Arnon Grunberg

Voyeur

Cooking an egg

In yesterday’s Herald Tribune Pankaj Mishra reviews “Graham Greene: A life in letters”.
Graham Greene wrote in one of his letters: “The whole war is good for someone like me who has always suffered from an anxiety neurosis.” Greene refers here to the blitz on London, but anyhow I tend to agree with his self-diagnosis.
Pankaj Mishra adds: ‘Released from the white man’s burden, members of the British establishment were free to be adventurers and voyeurs.
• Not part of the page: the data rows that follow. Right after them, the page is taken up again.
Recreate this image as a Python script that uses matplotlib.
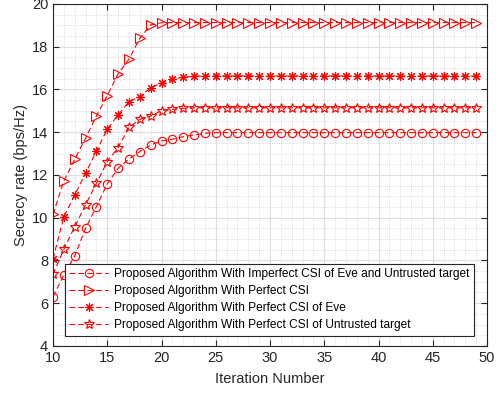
import numpy as np
import matplotlib.pyplot as plt
from matplotlib.ticker import MultipleLocator

plt.rcParams['font.family'] = ['Liberation Sans', 'DejaVu Sans']

# Iteration numbers
iterations = np.arange(10, 50)

# Secrecy rate (bps/Hz) per scheme
imperfect_both = [6.31, 7.32, 8.21, 9.50, 10.52, 11.58, 12.31, 12.75, 13.09, 13.40,
                  13.59, 13.67, 13.79, 13.87, 13.95] + [13.98] * 25
perfect_csi = [10.15, 11.72, 12.73, 13.72, 14.76, 15.71, 16.73, 17.41, 18.39, 19.02,
               19.12] + [19.13] * 29
perfect_eve = [8.07, 10.05, 11.06, 12.08, 13.12, 14.14, 14.81, 15.43, 15.66, 16.08,
               16.29, 16.48, 16.57, 16.62] + [16.63] * 26
perfect_target = [7.35, 8.52, 9.58, 10.60, 11.61, 12.62, 13.28, 14.23, 14.60, 14.76,
                  15.01, 15.07, 15.12] + [15.14] * 27

labels = [
    'Proposed Algorithm With Imperfect CSI of Eve and Untrusted target',
    'Proposed Algorithm With Perfect CSI',
    'Proposed Algorithm With Perfect CSI of Eve',
    'Proposed Algorithm With Perfect CSI of Untrusted target',
]

fig = plt.figure(figsize=(5.0, 3.94), dpi=100)
ax = fig.add_axes([0.106, 0.122, 0.868, 0.868])

red = '#ff0000'
common = dict(color=red, linestyle='--', linewidth=0.8, markerfacecolor='none',
              markeredgecolor=red, markeredgewidth=0.8, dashes=(5, 3))
ax.plot(iterations, imperfect_both, marker='o', markersize=6, label=labels[0], **common)
ax.plot(iterations, perfect_csi, marker='>', markersize=6.5, label=labels[1], **common)
ax.plot(iterations, perfect_eve, marker=(8, 2, 0), markersize=6.5, label=labels[2], **common)
ax.plot(iterations, perfect_target, marker='*', markersize=7.5, label=labels[3], **common)

ax.set_xlim(10, 50)
ax.set_ylim(4, 20)
ax.xaxis.set_major_locator(MultipleLocator(5))
ax.xaxis.set_minor_locator(MultipleLocator(1))
ax.yaxis.set_major_locator(MultipleLocator(2))
ax.yaxis.set_minor_locator(MultipleLocator(0.5))

ax.grid(which='major', color='#dfdfdf', linestyle='-', linewidth=0.8)
ax.grid(which='minor', color='#d0d0d0', linestyle=':', linewidth=0.6)
ax.set_axisbelow(True)

axis_color = '#262626'
for sp in ax.spines.values():
    sp.set_color(axis_color)
    sp.set_linewidth(0.8)
ax.tick_params(which='both', direction='in', top=True, right=True, colors=axis_color,
               labelsize=10.5, labelcolor=axis_color)
ax.tick_params(which='major', length=4)
ax.tick_params(which='minor', length=0)

ax.set_xlabel('Iteration Number', fontsize=10.5, color=axis_color, labelpad=5)
ax.set_ylabel('Secrecy rate (bps/Hz)', fontsize=10.5, color=axis_color, labelpad=3)

leg = ax.legend(loc='lower left', bbox_to_anchor=(0.027, 0.03), fontsize=8.6,
                frameon=True, fancybox=False, edgecolor=axis_color, framealpha=1,
                handlelength=3.3, borderpad=0.35, labelspacing=0.42, handletextpad=0.5,
                borderaxespad=0)
leg.get_frame().set_linewidth(0.8)

fig.savefig('out.png', dpi=100)
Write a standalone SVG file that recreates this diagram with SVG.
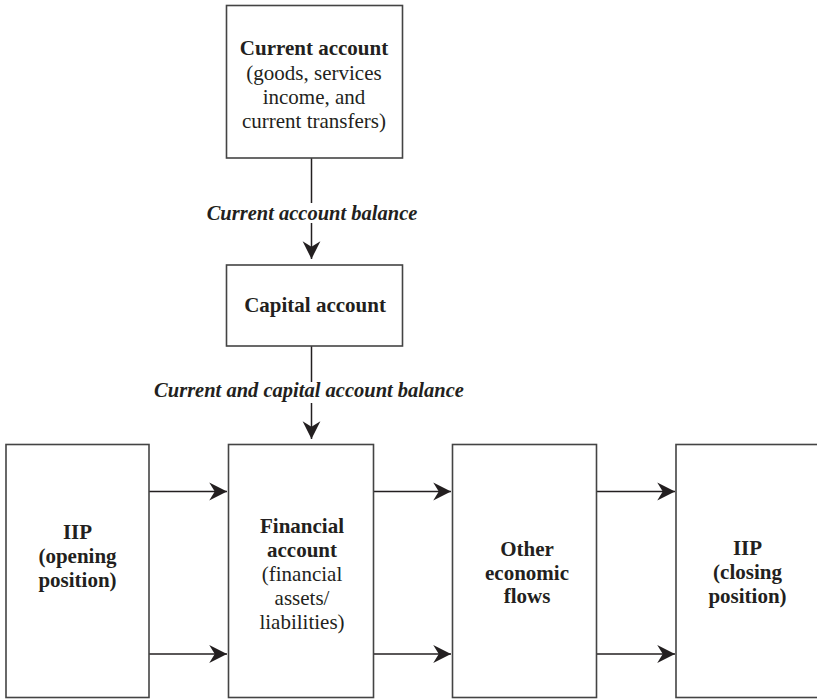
<svg xmlns="http://www.w3.org/2000/svg" width="817" height="699" viewBox="0 0 817 699">
<defs>
<marker id="ah" markerUnits="userSpaceOnUse" markerWidth="20" markerHeight="20" viewBox="-17 -9 18 18" refX="0" refY="0" orient="auto">
<path d="M0,0 L-16,-8 L-11,0 L-16,8 Z" fill="#231f20"/>
</marker>
</defs>
<style>
.box{fill:#fff;stroke:#444;stroke-width:1.6}
.t{font-family:"Liberation Serif","Times New Roman",serif;font-size:21px;fill:#231f20;text-anchor:middle}
.b{font-weight:bold}
.lbl{font-family:"Liberation Serif","Times New Roman",serif;font-size:20.5px;font-weight:bold;font-style:italic;fill:#231f20;text-anchor:middle}
.ln{stroke:#231f20;stroke-width:1.5;fill:none}
</style>
<rect width="817" height="699" fill="#fff"/>
<g id="connectors">
<line class="ln" x1="311.5" y1="158" x2="311.5" y2="203"/>
<line class="ln" x1="311.5" y1="223" x2="311.5" y2="259" marker-end="url(#ah)"/>
<line class="ln" x1="311.5" y1="346" x2="311.5" y2="382"/>
<line class="ln" x1="311.5" y1="403" x2="311.5" y2="439" marker-end="url(#ah)"/>
<line class="ln" x1="149" y1="491.5" x2="227" y2="491.5" marker-end="url(#ah)"/>
<line class="ln" x1="149" y1="654" x2="227" y2="654" marker-end="url(#ah)"/>
<line class="ln" x1="373.5" y1="491.5" x2="451" y2="491.5" marker-end="url(#ah)"/>
<line class="ln" x1="373.5" y1="654" x2="451" y2="654" marker-end="url(#ah)"/>
<line class="ln" x1="596.5" y1="491.5" x2="675" y2="491.5" marker-end="url(#ah)"/>
<line class="ln" x1="596.5" y1="654" x2="675" y2="654" marker-end="url(#ah)"/>
<text class="lbl" x="312" y="220">Current account balance</text>
<text class="lbl" x="309" y="397">Current and capital account balance</text>
</g>
<g id="current-account">
<rect class="box" x="226.5" y="5.5" width="176" height="152.5"/>
<text class="t b" x="314" y="55">Current account</text>
<text class="t" x="314" y="80">(goods, services</text>
<text class="t" x="314" y="104">income, and</text>
<text class="t" x="314" y="128">current transfers)</text>
</g>
<g id="capital-account">
<rect class="box" x="226.5" y="265" width="176" height="81"/>
<text class="t b" x="315" y="312">Capital account</text>
</g>
<g id="iip-opening">
<rect class="box" x="6" y="444.5" width="143" height="253"/>
<text class="t b" x="77.5" y="539">IIP</text>
<text class="t b" x="77.5" y="563">(opening</text>
<text class="t b" x="77.5" y="587">position)</text>
</g>
<g id="financial-account">
<rect class="box" x="228.5" y="444.5" width="145" height="253"/>
<text class="t b" x="302" y="533">Financial</text>
<text class="t b" x="302" y="557">account</text>
<text class="t" x="302" y="581">(financial</text>
<text class="t" x="302" y="605">assets/</text>
<text class="t" x="302" y="629">liabilities)</text>
</g>
<g id="other-flows">
<rect class="box" x="452.5" y="444.5" width="144" height="253"/>
<text class="t b" x="527" y="556">Other</text>
<text class="t b" x="527" y="580">economic</text>
<text class="t b" x="527" y="603">flows</text>
</g>
<g id="iip-closing">
<rect class="box" x="676" y="444.5" width="145" height="253"/>
<text class="t b" x="747.5" y="555">IIP</text>
<text class="t b" x="747.5" y="579">(closing</text>
<text class="t b" x="747.5" y="603">position)</text>
</g>
</svg>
Greene found a post-imperial role for himself even before Britain lost its empire: a piece of luck just as good as the one that led him, through an expedient conversion to Catholicism, to the discovery of “sin” and the writing of novels that depend for their effect on the assumption — baffling, at least, to this heathen reader — that sex without religion, as Luis Buñuel once put it, is like cooking an egg without salt.’ These are memorable sentences, but perhaps Mishra is a bit too harsh on Greene.
If my recollection is right “The end of the affair” makes a convincing case for sex with God.
If the Supreme Being doesn’t allow us any carnal pleasure with Him, the least He can do is to be our Voyeur.
And sex without a voyeur might very well be compared to cooking an egg without salt.